La Universidad del País Vasco será siempre mi universidad, allí aprendí mucho, disfruté más e hice grandes amigos. A diario convivíamos con pancartas y manifestaciones, ... había profesores que nos daban clase con mensajes colgados al cuello en cartelitos de cartón y teníamos huelgas de estudiantes cada dos por tres. Estabas en clase y se empezaba a sentir un rumor creciente por los pasillos, una cosa molesta como una migraña. 'Gaur greba orokorra!', bramaban los de aquel rebaño. Y tocaban (es un decir) en los vidrios de las aulas para invitarnos a todos a hacer la huelga con ellos. Yo no entendía ese sinsentido. ¿Qué pinta un estudiante haciendo huelga si es quien disfruta el servicio? A mí entonces ya me parecía una estupidez, como si el socio de un gimnasio o de una escuela de baile pagase la cuota mensual y luego se declarase en huelga para cruzarse de brazos y no acudir. Era un ambiente kafkiano que nos dejó incluso un paquete bomba en el ascensor de la facultad, pero a pesar de todo yo recuerdo aquellos años como un tiempo maravilloso.

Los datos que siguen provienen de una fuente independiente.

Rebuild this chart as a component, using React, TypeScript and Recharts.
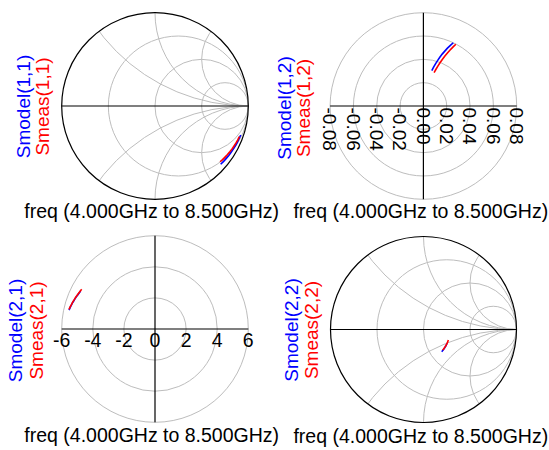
import React from 'react';
import {
  ScatterChart,
  Scatter,
  XAxis,
  YAxis,
  ReferenceLine,
  ReferenceDot,
  Customized,
} from 'recharts';

// ---- page / style ----
const W = 549;
const H = 450;
const FONT = '"Liberation Sans", Arial, Helvetica, sans-serif';
const FONT_SIZE = 19;
const TITLE_SIZE = 19.5;
const BLUE = '#0000ff';
const RED = '#ff0000';
const GRID = '#bdbdbd';

// ---- sweep ----
const freqGHz = [4.0, 4.5, 5.0, 5.5, 6.0, 6.5, 7.0, 7.5, 8.0, 8.5];
const freqLabel = 'freq (4.000GHz to 8.500GHz)';

// ---- S11 (magnitude, angle in degrees) ----
const s11ModelMag = [0.970, 0.967, 0.964, 0.961, 0.958, 0.955, 0.952, 0.948, 0.945, 0.941];
const s11ModelAng = [-18.7, -21.3, -23.8, -26.3, -28.8, -31.3, -33.8, -36.3, -38.9, -41.6];
const s11MeasMag = [0.962, 0.958, 0.954, 0.949, 0.945, 0.940, 0.935, 0.929, 0.924, 0.918];
const s11MeasAng = [-20.0, -22.4, -24.7, -27.0, -29.3, -31.5, -33.8, -36.1, -38.4, -40.6];

// ---- S12 ----
const s12ModelMag = [0.0311, 0.0344, 0.0376, 0.0408, 0.0441, 0.0473, 0.0505, 0.0537, 0.0569, 0.0600];
const s12ModelAng = [76.6, 75.3, 74.0, 72.7, 71.4, 70.1, 68.7, 67.4, 66.0, 64.7];
const s12MeasMag = [0.0300, 0.0333, 0.0366, 0.0400, 0.0433, 0.0466, 0.0499, 0.0532, 0.0565, 0.0598];
const s12MeasAng = [72.2, 71.1, 70.0, 68.9, 67.8, 66.7, 65.6, 64.5, 63.4, 62.3];

// ---- S21 ----
const s21ModelMag = [5.66, 5.63, 5.60, 5.57, 5.53, 5.50, 5.47, 5.43, 5.40, 5.37];
const s21ModelAng = [167.6, 165.9, 164.2, 162.6, 161.0, 159.4, 157.8, 156.2, 154.6, 153.0];
const s21MeasMag = [5.67, 5.64, 5.60, 5.57, 5.53, 5.50, 5.46, 5.43, 5.39, 5.36];
const s21MeasAng = [167.1, 165.4, 163.7, 161.9, 160.2, 158.5, 156.8, 155.1, 153.3, 151.6];

// ---- S22 ----
const s22ModelMag = [0.293, 0.295, 0.297, 0.298, 0.300, 0.302, 0.304, 0.305, 0.307, 0.309];
const s22ModelAng = [-30.4, -32.6, -34.9, -37.1, -39.4, -41.6, -43.9, -46.1, -48.4, -50.6];
const s22MeasMag = [0.290, 0.291, 0.293, 0.294, 0.295, 0.297, 0.298, 0.299, 0.301, 0.302];
const s22MeasAng = [-22.9, -25.6, -28.3, -30.9, -33.6, -36.2, -38.9, -41.6, -44.2, -46.9];

// ---- grids and ticks ----
const smithResistance = [1 / 3, 1, 3];
const smithReactance = [0.5, 1, 2];
const s12Rings = [0.02, 0.04, 0.06, 0.08];
const s12Ticks = [-0.08, -0.06, -0.04, -0.02, 0, 0.02, 0.04, 0.06, 0.08];
const s21Rings = [2, 4, 6];
const s21Ticks = [-6, -4, -2, 0, 2, 4, 6];

type Pt = { x: number; y: number; f: number };

const toPoints = (mag: number[], ang: number[]): Pt[] =>
  mag.map((m, i) => {
    const a = (ang[i] * Math.PI) / 180;
    return { x: m * Math.cos(a), y: m * Math.sin(a), f: freqGHz[i] };
  });

interface PanelSpec {
  id: string;
  kind: 'smith' | 'polar';
  cx: number;
  cy: number;
  R: number;
  max: number;
  rings?: number[];
  ticks?: number[];
  tickText?: (t: number) => string;
  rotatedTicks?: boolean;
  legendModel: string;
  legendMeas: string;
  legendModelX: number;
  legendMeasX: number;
  legendY: number;
  freqX: number;
  freqY: number;
  model: Pt[];
  meas: Pt[];
}

const panels: PanelSpec[] = [
  {
    id: 's11',
    kind: 'smith',
    cx: 155,
    cy: 106,
    R: 93.3,
    max: 1,
    legendModel: 'Smodel(1,1)',
    legendMeas: 'Smeas(1,1)',
    legendModelX: 29.5,
    legendMeasX: 49,
    legendY: 106.5,
    freqX: 151.7,
    freqY: 217.5,
    model: toPoints(s11ModelMag, s11ModelAng),
    meas: toPoints(s11MeasMag, s11MeasAng),
  },
  {
    id: 's12',
    kind: 'polar',
    cx: 423.4,
    cy: 106,
    R: 93.3,
    max: 0.08,
    rings: s12Rings,
    ticks: s12Ticks,
    tickText: (t) => t.toFixed(2),
    rotatedTicks: true,
    legendModel: 'Smodel(1,2)',
    legendMeas: 'Smeas(1,2)',
    legendModelX: 291,
    legendMeasX: 309.5,
    legendY: 108,
    freqX: 420.8,
    freqY: 217.5,
    model: toPoints(s12ModelMag, s12ModelAng),
    meas: toPoints(s12MeasMag, s12MeasAng),
  },
  {
    id: 's21',
    kind: 'polar',
    cx: 155,
    cy: 329,
    R: 93.3,
    max: 6,
    rings: s21Rings,
    ticks: s21Ticks,
    tickText: (t) => String(t),
    rotatedTicks: false,
    legendModel: 'Smodel(2,1)',
    legendMeas: 'Smeas(2,1)',
    legendModelX: 22,
    legendMeasX: 42.5,
    legendY: 330.5,
    freqX: 151.7,
    freqY: 441.5,
    model: toPoints(s21ModelMag, s21ModelAng),
    meas: toPoints(s21MeasMag, s21MeasAng),
  },
  {
    id: 's22',
    kind: 'smith',
    cx: 423.5,
    cy: 329.5,
    R: 93,
    max: 1,
    legendModel: 'Smodel(2,2)',
    legendMeas: 'Smeas(2,2)',
    legendModelX: 297.5,
    legendMeasX: 317.5,
    legendY: 330,
    freqX: 420.8,
    freqY: 442.5,
    model: toPoints(s22ModelMag, s22ModelAng),
    meas: toPoints(s22MeasMag, s22MeasAng),
  },
];

const noMarker = () => <g />;

// Smith chart / polar ring background
function Backdrop({ spec }: { spec: PanelSpec }) {
  const { cx, cy, R, max, id } = spec;
  if (spec.kind === 'smith') {
    return (
      <g>
        <defs>
          <clipPath id={`clip-${id}`}>
            <circle cx={cx} cy={cy} r={R} />
          </clipPath>
        </defs>
        <g clipPath={`url(#clip-${id})`} fill="none" stroke={GRID} strokeWidth={1}>
          {smithResistance.map((r) => (
            <circle key={`r${r}`} cx={cx + (R * r) / (r + 1)} cy={cy} r={R / (r + 1)} />
          ))}
          {smithReactance.map((x) =>
            [1, -1].map((s) => (
              <circle key={`x${x}${s}`} cx={cx + R} cy={cy - (s * R) / x} r={R / x} />
            ))
          )}
        </g>
        <circle cx={cx} cy={cy} r={R} fill="none" stroke="#000" strokeWidth={1.2} />
      </g>
    );
  }
  return (
    <g fill="none" stroke={GRID} strokeWidth={1}>
      {(spec.rings || []).map((v) => (
        <circle key={v} cx={cx} cy={cy} r={(R * v) / max} />
      ))}
    </g>
  );
}

function Labels({ spec }: { spec: PanelSpec }) {
  const legend = { fontFamily: FONT, fontSize: FONT_SIZE };
  const title = { fontFamily: FONT, fontSize: TITLE_SIZE };
  return (
    <g>
      <text
        x={spec.legendModelX}
        y={spec.legendY}
        textAnchor="middle"
        fill={BLUE}
        transform={`rotate(-90, ${spec.legendModelX}, ${spec.legendY})`}
        style={legend}
      >
        {spec.legendModel}
      </text>
      <text
        x={spec.legendMeasX}
        y={spec.legendY}
        textAnchor="middle"
        fill={RED}
        transform={`rotate(-90, ${spec.legendMeasX}, ${spec.legendY})`}
        style={legend}
      >
        {spec.legendMeas}
      </text>
      <text x={spec.freqX} y={spec.freqY} textAnchor="middle" fill="#000" style={title}>
        {freqLabel}
      </text>
    </g>
  );
}

function Panel({ spec }: { spec: PanelSpec }) {
  const { cx, cy, R, max } = spec;
  const margin = { left: cx - R, right: W - cx - R, top: cy - R, bottom: H - cy - R };
  const tickShape = (t: number) => (p: any) => {
    const label = spec.tickText ? spec.tickText(t) : String(t);
    if (spec.rotatedTicks) {
      const y0 = p.cy + 1.5;
      return (
        <text
          x={p.cx}
          y={y0}
          dy="0.36em"
          textAnchor="start"
          fill="#000"
          transform={`rotate(90, ${p.cx}, ${y0})`}
          style={{ fontFamily: FONT, fontSize: FONT_SIZE }}
        >
          {label}
        </text>
      );
    }
    return (
      <text
        x={p.cx}
        y={p.cy + 18}
        textAnchor="middle"
        fill="#000"
        style={{ fontFamily: FONT, fontSize: TITLE_SIZE }}
      >
        {label}
      </text>
    );
  };

  return (
    <div style={{ position: 'absolute', left: 0, top: 0 }}>
      <ScatterChart width={W} height={H} margin={margin}>
        <XAxis type="number" dataKey="x" domain={[-max, max]} allowDataOverflow hide />
        <YAxis type="number" dataKey="y" domain={[-max, max]} allowDataOverflow hide />
        <Customized component={<Backdrop spec={spec} />} />
        <ReferenceLine y={0} stroke="#000" strokeWidth={1.2} ifOverflow="visible" />
        {spec.kind === 'polar' && (
          <ReferenceLine x={0} stroke="#000" strokeWidth={1.2} ifOverflow="visible" />
        )}
        {(spec.ticks || []).map((t) => (
          <ReferenceDot
            key={`t${t}`}
            x={t}
            y={0}
            r={0}
            ifOverflow="visible"
            shape={tickShape(t)}
          />
        ))}
        <Scatter
          name="model"
          data={spec.model}
          fill={BLUE}
          line={{ stroke: BLUE, strokeWidth: 1.6 }}
          shape={noMarker}
          isAnimationActive={false}
        />
        <Scatter
          name="meas"
          data={spec.meas}
          fill={RED}
          line={{ stroke: RED, strokeWidth: 1.6 }}
          shape={noMarker}
          isAnimationActive={false}
        />
        <Customized component={<Labels spec={spec} />} />
      </ScatterChart>
    </div>
  );
}

export default function App() {
  return (
    <div
      style={{
        position: 'absolute',
        left: 0,
        top: 0,
        width: W,
        height: H,
        background: '#fff',
        overflow: 'hidden',
      }}
    >
      {panels.map((p) => (
        <Panel key={p.id} spec={p} />
      ))}
    </div>
  );
}
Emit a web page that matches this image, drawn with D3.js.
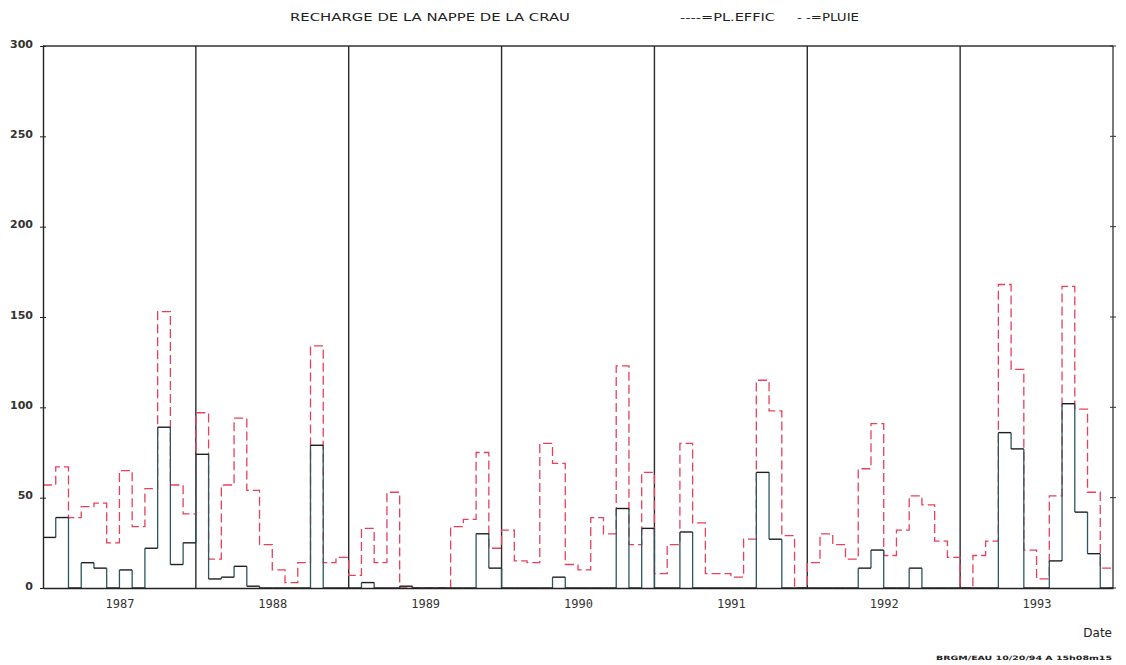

Que un etarra cuente su historia en la UPV no sería perverso si, como ha hecho Jon Sistiaga en su serie sobre ETA, se diera también voz a los que han padecido esa carnicería, pero eso es imposible; es la misma universidad en la que los cafres de siempre acosaron a Victoria Prego.
En la serie de Sistiaga hablan víctimas de ETA y de los GAL, sacerdotes, policías, empresarios, etarras arrepentidos, políticos, negociadores o guardias civiles; todos van desfilando para sincerarse ante la cámara encendida. La serie documental se llama 'ETA, el final del silencio' y hay escenas que hielan la sangre. Una de ellas ocurre cuando los alumnos de cuarto de Derecho de una universidad madrileña reconocen que no saben quién fue Ortega Lara, qué sucedió en Hipercor o qué pasó con un tal Miguel Ángel Blanco; ETA perdió la batalla y va ganando el relato. Que un etarra dé una charla en la UPV es algo que no sorprende, porque hay allí algo putrefacto aunque de eso entonces no nos diéramos mucha cuenta. En el fondo es un reflejo de la podredumbre que carcome esa sociedad que, salvo honrosas excepciones, tiene todavía pendiente una autocrítica sincera. Pero eso exige valor, algo que allí sólo tienen unos pocos.